### Source excerpt
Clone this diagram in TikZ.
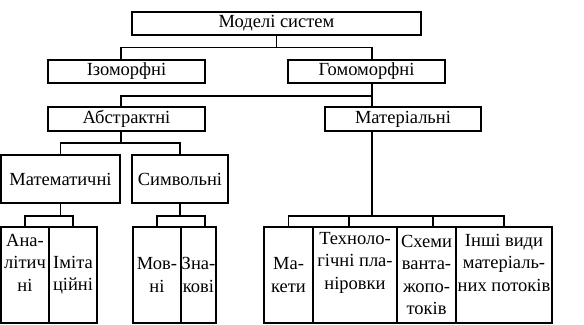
\documentclass[tikz,border=0pt]{standalone}
\usepackage{fontspec}
\setmainfont{Liberation Serif}
\usetikzlibrary{calc}
\tikzset{
  blok/.style={draw,line width=1.1bp,inner sep=0pt,align=center,minimum height=23bp},
  cell/.style={draw,line width=1.1bp,inner sep=0pt,align=center,minimum height=96bp},
  lines/.style={inner sep=0pt,align=center},
  link/.style={line width=1.1bp},
}

\begin{document}
\begin{tikzpicture}[x=1bp,y=-1bp,font=\fontsize{18.5bp}{22.5bp}\selectfont]
\useasboundingbox (0,0) rectangle (584,324);

% upper levels
\node[blok,minimum width=289bp] (models) at (276.5,23.5) {Моделі систем};
\node[blok,minimum width=157bp] (izo) at (126.5,71.5) {Ізоморфні};
\node[blok,minimum width=157bp] (homo) at (366.5,71.5) {Гомоморфні};
\node[blok,minimum width=157bp,minimum height=24bp] (abstr) at (126.5,119) {Абстрактні};
\node[blok,minimum width=156bp,minimum height=24bp] (mater) at (403,119) {Матеріальні};
\node[blok,minimum width=119bp,minimum height=48bp] (matem) at (60.5,179) {Математичні};
\node[blok,minimum width=96bp,minimum height=48bp] (symv) at (180,179) {Символьні};

% bottom cells
\node[cell,minimum width=48bp] (analit) at (25,275) {};
\node[lines,yshift=12.5bp] (analit-txt) at (analit.center) {Ана-\\літич\\ні};
\node[cell,minimum width=48bp] (imit) at (73,275) {Іміта\\ційні};
\node[cell,minimum width=48bp] (movni) at (157,275) {Мов-\\ні};
\node[cell,minimum width=35bp] (znak) at (198.5,275) {Зна-\\кові};
\node[cell,minimum width=49bp] (maketi) at (288.5,275) {Ма-\\кети};
\node[cell,minimum width=84bp] (tekhno) at (355,275) {};
\node[lines,yshift=12.5bp] (tekhno-txt) at (tekhno.center) {Техноло-\\гічні пла-\\ніровки};
\node[cell,minimum width=59bp] (skhemy) at (426.5,275) {Схеми\\ванта-\\жопо-\\токів};
\node[cell,minimum width=96bp] (inshi) at (504,275) {};
\node[lines,yshift=12.5bp] (inshi-txt) at (inshi.center) {Інші види\\матеріаль-\\них потоків};

% bus lines
\coordinate (lx) at (121,0);
\coordinate (rx) at (372,0);
\coordinate (bus1) at (0,47.5);
\coordinate (bus2) at (0,96);
\coordinate (bus3) at (0,143);
\coordinate (bus4) at (0,216);
\coordinate (znak-top) at ([xshift=6.5bp]znak.north);
\coordinate (tekhno-top) at ([xshift=-6bp]tekhno.north);
\coordinate (skhemy-top) at ([xshift=6.5bp]skhemy.north);

\draw[link] (models.south) -- (models.south |- bus1);
\draw[link] (izo.north -| lx) |- (bus1 -| rx) -- (homo.north -| rx);
\draw[link] (homo.south -| rx) -- (mater.north -| rx);
\draw[link] (abstr.north -| lx) |- (bus2 -| rx);
\draw[link] (abstr.south -| lx) -- (bus3 -| lx);
\draw[link] (matem.north) |- (bus3 -| symv.north) -- (symv.north);
\draw[link] (matem.south) -- (matem.south |- bus4);
\draw[link] (analit.north) |- (bus4 -| imit.north) -- (imit.north);
\draw[link] (symv.south) -- (symv.south |- bus4);
\draw[link] (movni.north) |- (bus4 -| znak-top) -- (znak-top);
\draw[link] (mater.south -| rx) -- (bus4 -| rx);
\draw[link] (maketi.north) |- (bus4 -| inshi.north) -- (inshi.north);
\draw[link] (tekhno-top) -- (bus4 -| tekhno-top);
\draw[link] (skhemy-top) -- (bus4 -| skhemy-top);

\end{tikzpicture}
\end{document}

### Exercise instructions
Using the material above, set down every line exactly, but skip the pictures.

### Solution to this exercise
Clone this diagram in TikZ.
\documentclass[tikz,border=0pt]{standalone}
\usepackage{fontspec}
\setmainfont{Liberation Serif}
\usetikzlibrary{calc}
\tikzset{
  blok/.style={draw,line width=1.1bp,inner sep=0pt,align=center,minimum height=23bp},
  cell/.style={draw,line width=1.1bp,inner sep=0pt,align=center,minimum height=96bp},
  lines/.style={inner sep=0pt,align=center},
  link/.style={line width=1.1bp},
}

\begin{document}
\begin{tikzpicture}[x=1bp,y=-1bp,font=\fontsize{18.5bp}{22.5bp}\selectfont]
\useasboundingbox (0,0) rectangle (584,324);

% upper levels
\node[blok,minimum width=289bp] (models) at (276.5,23.5) {Моделі систем};
\node[blok,minimum width=157bp] (izo) at (126.5,71.5) {Ізоморфні};
\node[blok,minimum width=157bp] (homo) at (366.5,71.5) {Гомоморфні};
\node[blok,minimum width=157bp,minimum height=24bp] (abstr) at (126.5,119) {Абстрактні};
\node[blok,minimum width=156bp,minimum height=24bp] (mater) at (403,119) {Матеріальні};
\node[blok,minimum width=119bp,minimum height=48bp] (matem) at (60.5,179) {Математичні};
\node[blok,minimum width=96bp,minimum height=48bp] (symv) at (180,179) {Символьні};

% bottom cells
\node[cell,minimum width=48bp] (analit) at (25,275) {};
\node[lines,yshift=12.5bp] (analit-txt) at (analit.center) {Ана-\\літич\\ні};
\node[cell,minimum width=48bp] (imit) at (73,275) {Іміта\\ційні};
\node[cell,minimum width=48bp] (movni) at (157,275) {Мов-\\ні};
\node[cell,minimum width=35bp] (znak) at (198.5,275) {Зна-\\кові};
\node[cell,minimum width=49bp] (maketi) at (288.5,275) {Ма-\\кети};
\node[cell,minimum width=84bp] (tekhno) at (355,275) {};
\node[lines,yshift=12.5bp] (tekhno-txt) at (tekhno.center) {Техноло-\\гічні пла-\\ніровки};
\node[cell,minimum width=59bp] (skhemy) at (426.5,275) {Схеми\\ванта-\\жопо-\\токів};
\node[cell,minimum width=96bp] (inshi) at (504,275) {};
\node[lines,yshift=12.5bp] (inshi-txt) at (inshi.center) {Інші види\\матеріаль-\\них потоків};

% bus lines
\coordinate (lx) at (121,0);
\coordinate (rx) at (372,0);
\coordinate (bus1) at (0,47.5);
\coordinate (bus2) at (0,96);
\coordinate (bus3) at (0,143);
\coordinate (bus4) at (0,216);
\coordinate (znak-top) at ([xshift=6.5bp]znak.north);
\coordinate (tekhno-top) at ([xshift=-6bp]tekhno.north);
\coordinate (skhemy-top) at ([xshift=6.5bp]skhemy.north);

\draw[link] (models.south) -- (models.south |- bus1);
\draw[link] (izo.north -| lx) |- (bus1 -| rx) -- (homo.north -| rx);
\draw[link] (homo.south -| rx) -- (mater.north -| rx);
\draw[link] (abstr.north -| lx) |- (bus2 -| rx);
\draw[link] (abstr.south -| lx) -- (bus3 -| lx);
\draw[link] (matem.north) |- (bus3 -| symv.north) -- (symv.north);
\draw[link] (matem.south) -- (matem.south |- bus4);
\draw[link] (analit.north) |- (bus4 -| imit.north) -- (imit.north);
\draw[link] (symv.south) -- (symv.south |- bus4);
\draw[link] (movni.north) |- (bus4 -| znak-top) -- (znak-top);
\draw[link] (mater.south -| rx) -- (bus4 -| rx);
\draw[link] (maketi.north) |- (bus4 -| inshi.north) -- (inshi.north);
\draw[link] (tekhno-top) -- (bus4 -| tekhno-top);
\draw[link] (skhemy-top) -- (bus4 -| skhemy-top);

\end{tikzpicture}
\end{document}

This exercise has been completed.